As his star rose and Greg moved to L.A., I saw him less frequently. Sometimes more than a year would go by without us seeing or speaking to each other. But when I did run into Greg, he knew me right away. That megawatt smile would spread across his face and he’d charge through whatever crowd of fans he had drawn to give me a big bro hug. And he always wanted to know how I was doing and if there was anything I needed.
Greg never forgot his friends, and refused to let his own celebrity overshadow any time you spent with him.
For a guy who had so many fascinating stories to tell about life in the Army, making movies, partying in Hollywood (and yes, enjoying having his pick of women), Greg was much more interested in how somebody was bettering him or herself—how much weight they’d lost or how they were going to keep that promise they’d made to themselves a long time ago.
Almost as hard as accepting that Greg is gone is that he actually could die at all.
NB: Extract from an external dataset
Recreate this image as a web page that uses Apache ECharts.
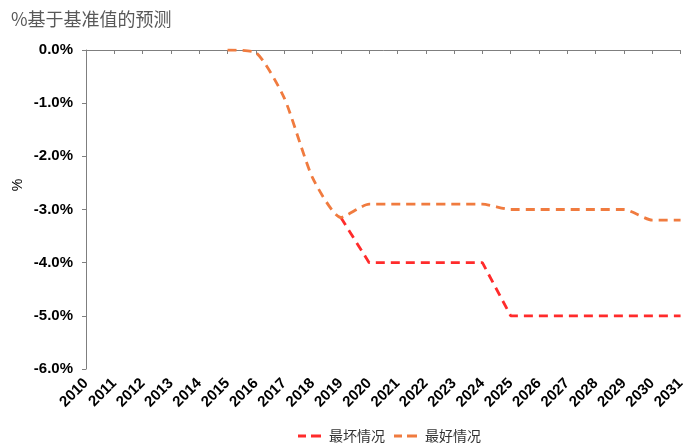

He seemed invincible to cigarettes, alcohol, war, the wrath of ex-girlfriends… and time. Greg’s mortality is a reminder that even the fittest don’t always survive, and that we all need to appreciate the people we love because they can disappear permanently. And they often do when we’re least prepared for it.
It’s also a reminder to appreciate our potential as human beings and all the things we’re capable of, from building an outstanding body to becoming an outstanding leader, friend, and humanitarian.
That’s what Greg was—and those are the things he wanted for everybody.